TASK
From the entries provided below, copy each line that contains the word "this".

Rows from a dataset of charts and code

..........

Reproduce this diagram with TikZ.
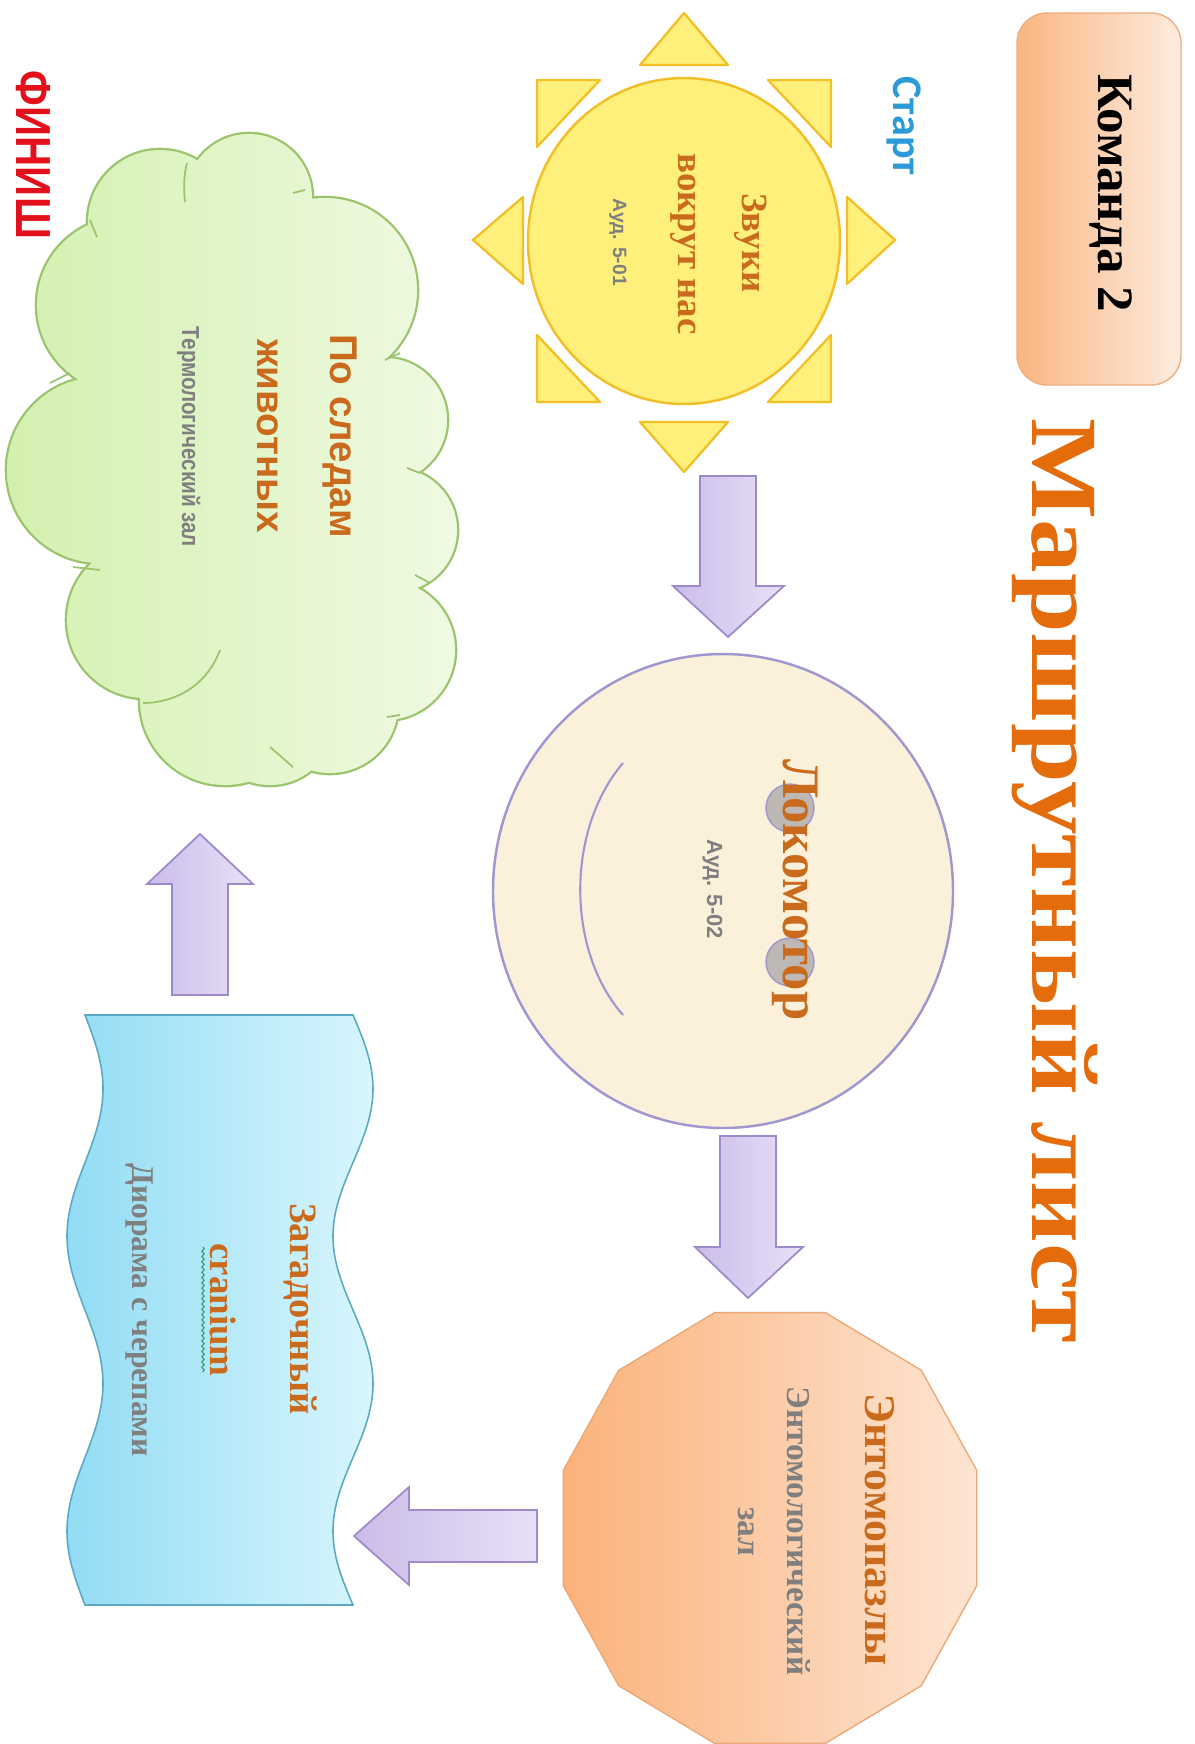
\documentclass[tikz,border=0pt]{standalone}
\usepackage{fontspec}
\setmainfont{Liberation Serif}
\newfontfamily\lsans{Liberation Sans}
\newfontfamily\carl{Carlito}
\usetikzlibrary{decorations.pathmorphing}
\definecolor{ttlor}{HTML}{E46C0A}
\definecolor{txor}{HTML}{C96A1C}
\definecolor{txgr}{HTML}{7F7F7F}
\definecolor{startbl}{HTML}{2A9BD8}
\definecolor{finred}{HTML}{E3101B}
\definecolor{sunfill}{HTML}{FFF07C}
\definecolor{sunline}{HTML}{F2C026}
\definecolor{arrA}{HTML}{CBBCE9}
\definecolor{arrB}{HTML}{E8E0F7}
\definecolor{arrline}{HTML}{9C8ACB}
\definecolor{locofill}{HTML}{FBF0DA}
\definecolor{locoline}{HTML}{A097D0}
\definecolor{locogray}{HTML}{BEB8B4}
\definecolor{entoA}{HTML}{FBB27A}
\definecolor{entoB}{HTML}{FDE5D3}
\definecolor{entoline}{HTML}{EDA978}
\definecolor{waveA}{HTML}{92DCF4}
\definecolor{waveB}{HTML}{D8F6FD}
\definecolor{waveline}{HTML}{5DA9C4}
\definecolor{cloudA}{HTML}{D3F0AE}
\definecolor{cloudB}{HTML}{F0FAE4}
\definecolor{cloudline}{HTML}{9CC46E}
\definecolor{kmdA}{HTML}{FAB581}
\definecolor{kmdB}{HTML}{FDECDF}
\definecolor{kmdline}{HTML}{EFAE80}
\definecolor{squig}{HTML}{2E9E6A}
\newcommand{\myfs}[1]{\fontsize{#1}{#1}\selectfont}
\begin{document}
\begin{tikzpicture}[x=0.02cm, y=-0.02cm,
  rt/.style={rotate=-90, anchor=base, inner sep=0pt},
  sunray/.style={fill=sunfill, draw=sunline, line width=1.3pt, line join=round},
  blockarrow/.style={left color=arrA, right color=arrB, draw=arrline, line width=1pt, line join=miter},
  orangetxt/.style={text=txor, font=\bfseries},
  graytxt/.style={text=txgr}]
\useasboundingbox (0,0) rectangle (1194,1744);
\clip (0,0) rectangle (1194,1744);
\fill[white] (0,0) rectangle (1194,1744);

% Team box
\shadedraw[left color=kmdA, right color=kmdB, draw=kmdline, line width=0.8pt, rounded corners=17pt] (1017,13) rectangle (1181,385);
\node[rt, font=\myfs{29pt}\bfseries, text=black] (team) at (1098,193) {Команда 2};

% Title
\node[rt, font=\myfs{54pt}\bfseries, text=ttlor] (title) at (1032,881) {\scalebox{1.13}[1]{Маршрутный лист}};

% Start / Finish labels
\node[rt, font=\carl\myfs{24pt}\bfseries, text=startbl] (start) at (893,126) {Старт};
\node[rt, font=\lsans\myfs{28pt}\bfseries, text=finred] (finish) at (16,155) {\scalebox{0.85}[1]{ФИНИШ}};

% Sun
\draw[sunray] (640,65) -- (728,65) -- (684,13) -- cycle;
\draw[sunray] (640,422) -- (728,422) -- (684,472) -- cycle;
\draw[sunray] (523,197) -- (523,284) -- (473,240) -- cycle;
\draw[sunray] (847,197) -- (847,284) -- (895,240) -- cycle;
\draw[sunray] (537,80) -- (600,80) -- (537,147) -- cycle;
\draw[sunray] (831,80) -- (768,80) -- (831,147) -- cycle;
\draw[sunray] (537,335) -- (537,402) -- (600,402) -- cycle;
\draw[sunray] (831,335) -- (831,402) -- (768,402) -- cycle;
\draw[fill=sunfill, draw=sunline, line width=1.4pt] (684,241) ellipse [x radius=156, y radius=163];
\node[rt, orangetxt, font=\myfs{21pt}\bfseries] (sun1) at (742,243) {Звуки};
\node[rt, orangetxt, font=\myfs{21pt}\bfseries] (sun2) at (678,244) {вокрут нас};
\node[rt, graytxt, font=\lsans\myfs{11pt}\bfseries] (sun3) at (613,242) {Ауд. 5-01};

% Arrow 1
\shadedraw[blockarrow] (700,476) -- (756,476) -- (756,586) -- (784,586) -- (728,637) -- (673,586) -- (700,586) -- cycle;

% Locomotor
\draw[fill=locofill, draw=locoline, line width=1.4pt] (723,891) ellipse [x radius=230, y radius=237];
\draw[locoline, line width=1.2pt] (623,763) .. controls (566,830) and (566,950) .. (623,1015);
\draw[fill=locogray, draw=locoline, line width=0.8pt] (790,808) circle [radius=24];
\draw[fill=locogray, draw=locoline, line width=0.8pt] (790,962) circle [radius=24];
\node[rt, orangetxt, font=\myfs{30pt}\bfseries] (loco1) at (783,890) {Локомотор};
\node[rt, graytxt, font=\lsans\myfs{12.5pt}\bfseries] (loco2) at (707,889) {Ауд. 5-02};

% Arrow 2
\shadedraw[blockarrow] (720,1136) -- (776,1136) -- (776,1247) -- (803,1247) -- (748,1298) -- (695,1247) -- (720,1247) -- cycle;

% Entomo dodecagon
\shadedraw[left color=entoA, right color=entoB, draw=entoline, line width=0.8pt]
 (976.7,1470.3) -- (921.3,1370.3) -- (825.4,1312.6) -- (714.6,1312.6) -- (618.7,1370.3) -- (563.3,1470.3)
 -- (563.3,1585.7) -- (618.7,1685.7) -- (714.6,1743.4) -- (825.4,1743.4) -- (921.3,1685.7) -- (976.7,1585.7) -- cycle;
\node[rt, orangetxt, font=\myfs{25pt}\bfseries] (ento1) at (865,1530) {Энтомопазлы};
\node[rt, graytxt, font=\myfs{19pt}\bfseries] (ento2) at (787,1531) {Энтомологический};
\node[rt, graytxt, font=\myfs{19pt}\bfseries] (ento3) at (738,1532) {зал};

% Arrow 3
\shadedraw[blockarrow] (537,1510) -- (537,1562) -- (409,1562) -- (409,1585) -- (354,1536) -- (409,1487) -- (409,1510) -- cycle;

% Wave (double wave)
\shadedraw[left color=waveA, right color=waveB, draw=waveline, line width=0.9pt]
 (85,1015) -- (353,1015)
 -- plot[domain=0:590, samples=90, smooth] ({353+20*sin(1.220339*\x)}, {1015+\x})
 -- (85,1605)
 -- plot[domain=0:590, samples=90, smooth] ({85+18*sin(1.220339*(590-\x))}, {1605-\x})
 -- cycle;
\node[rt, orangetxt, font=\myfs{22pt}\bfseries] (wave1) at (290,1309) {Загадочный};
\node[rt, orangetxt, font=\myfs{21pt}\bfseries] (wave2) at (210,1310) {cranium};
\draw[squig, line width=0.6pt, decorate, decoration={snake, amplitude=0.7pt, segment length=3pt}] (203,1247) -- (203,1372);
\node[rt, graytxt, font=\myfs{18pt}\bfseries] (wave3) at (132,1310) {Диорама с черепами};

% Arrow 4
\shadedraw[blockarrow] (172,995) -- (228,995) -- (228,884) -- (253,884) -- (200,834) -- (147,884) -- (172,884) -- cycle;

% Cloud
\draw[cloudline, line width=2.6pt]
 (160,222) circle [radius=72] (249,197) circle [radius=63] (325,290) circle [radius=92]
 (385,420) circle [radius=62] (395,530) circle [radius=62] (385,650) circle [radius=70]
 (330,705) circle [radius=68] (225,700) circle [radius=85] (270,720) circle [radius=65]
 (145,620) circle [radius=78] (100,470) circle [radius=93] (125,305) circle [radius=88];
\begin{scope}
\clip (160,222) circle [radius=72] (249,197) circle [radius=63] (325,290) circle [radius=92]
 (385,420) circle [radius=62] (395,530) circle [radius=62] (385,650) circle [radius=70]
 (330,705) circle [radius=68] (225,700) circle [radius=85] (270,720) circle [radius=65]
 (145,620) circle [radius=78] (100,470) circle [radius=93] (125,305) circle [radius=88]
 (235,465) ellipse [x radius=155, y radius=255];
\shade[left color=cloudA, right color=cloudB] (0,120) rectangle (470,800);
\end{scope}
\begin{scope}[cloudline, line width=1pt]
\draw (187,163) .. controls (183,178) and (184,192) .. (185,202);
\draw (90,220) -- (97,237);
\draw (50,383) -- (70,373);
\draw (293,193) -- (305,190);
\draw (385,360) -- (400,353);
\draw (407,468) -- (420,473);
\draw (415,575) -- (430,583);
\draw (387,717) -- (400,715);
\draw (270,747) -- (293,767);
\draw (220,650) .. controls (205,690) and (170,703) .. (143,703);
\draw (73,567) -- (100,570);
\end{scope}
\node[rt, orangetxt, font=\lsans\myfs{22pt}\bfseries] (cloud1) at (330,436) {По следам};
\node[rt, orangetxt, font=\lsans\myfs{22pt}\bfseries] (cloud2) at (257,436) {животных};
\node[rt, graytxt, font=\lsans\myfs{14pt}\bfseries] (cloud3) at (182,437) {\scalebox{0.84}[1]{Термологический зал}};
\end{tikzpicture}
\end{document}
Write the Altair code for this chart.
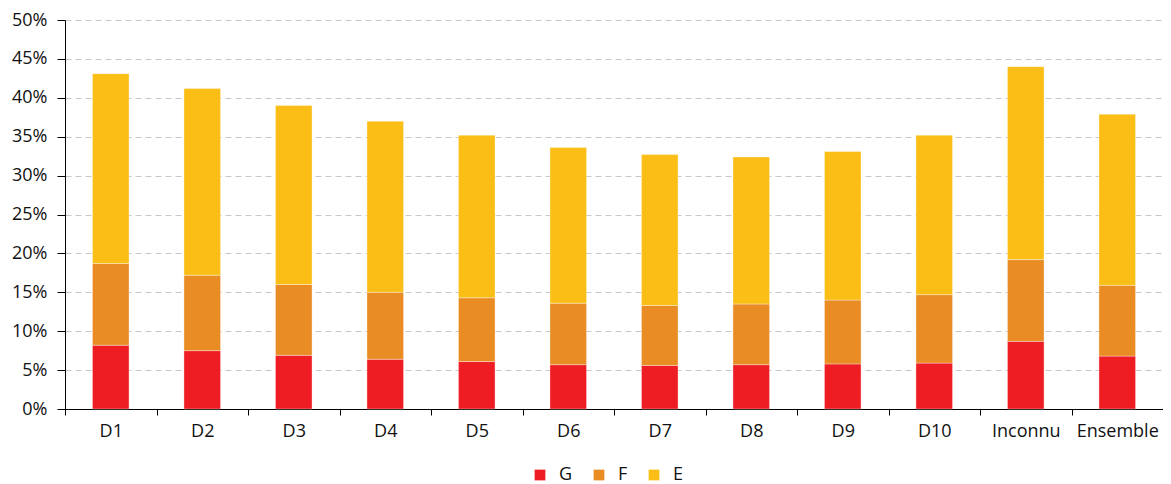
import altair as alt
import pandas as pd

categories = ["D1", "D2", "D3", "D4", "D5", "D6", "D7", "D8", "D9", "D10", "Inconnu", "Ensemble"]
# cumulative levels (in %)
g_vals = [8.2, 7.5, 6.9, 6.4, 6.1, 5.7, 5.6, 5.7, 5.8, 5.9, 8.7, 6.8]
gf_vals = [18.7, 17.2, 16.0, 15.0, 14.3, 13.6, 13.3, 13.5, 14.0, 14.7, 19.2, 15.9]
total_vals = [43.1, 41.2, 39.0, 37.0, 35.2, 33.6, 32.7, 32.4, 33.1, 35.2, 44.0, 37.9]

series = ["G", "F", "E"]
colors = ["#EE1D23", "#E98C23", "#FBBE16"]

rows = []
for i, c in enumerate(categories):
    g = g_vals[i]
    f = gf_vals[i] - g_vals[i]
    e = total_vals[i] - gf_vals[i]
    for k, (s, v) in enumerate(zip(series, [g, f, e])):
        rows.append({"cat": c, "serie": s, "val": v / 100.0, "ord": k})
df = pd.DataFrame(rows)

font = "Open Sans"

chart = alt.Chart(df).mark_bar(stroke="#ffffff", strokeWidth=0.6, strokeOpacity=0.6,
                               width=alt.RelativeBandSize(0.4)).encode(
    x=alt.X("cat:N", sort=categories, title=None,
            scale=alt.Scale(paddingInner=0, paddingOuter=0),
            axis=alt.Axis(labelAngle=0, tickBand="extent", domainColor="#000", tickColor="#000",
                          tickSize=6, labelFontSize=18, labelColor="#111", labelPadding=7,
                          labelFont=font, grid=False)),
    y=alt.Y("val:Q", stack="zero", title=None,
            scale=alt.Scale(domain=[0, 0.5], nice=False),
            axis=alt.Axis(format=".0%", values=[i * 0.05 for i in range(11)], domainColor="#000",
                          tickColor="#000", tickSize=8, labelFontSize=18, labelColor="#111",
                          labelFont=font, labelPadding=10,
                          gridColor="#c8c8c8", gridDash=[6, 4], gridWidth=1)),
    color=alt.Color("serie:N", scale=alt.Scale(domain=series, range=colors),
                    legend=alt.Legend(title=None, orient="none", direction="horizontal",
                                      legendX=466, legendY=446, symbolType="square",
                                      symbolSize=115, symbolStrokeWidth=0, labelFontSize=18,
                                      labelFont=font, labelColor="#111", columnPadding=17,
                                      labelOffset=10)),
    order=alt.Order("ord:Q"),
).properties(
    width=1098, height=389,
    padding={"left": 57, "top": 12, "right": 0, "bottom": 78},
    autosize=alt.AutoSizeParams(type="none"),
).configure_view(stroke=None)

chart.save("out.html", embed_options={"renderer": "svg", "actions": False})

..........

COMPLETED TASK
Reproduce this diagram with TikZ.
Write the Altair code for this chart.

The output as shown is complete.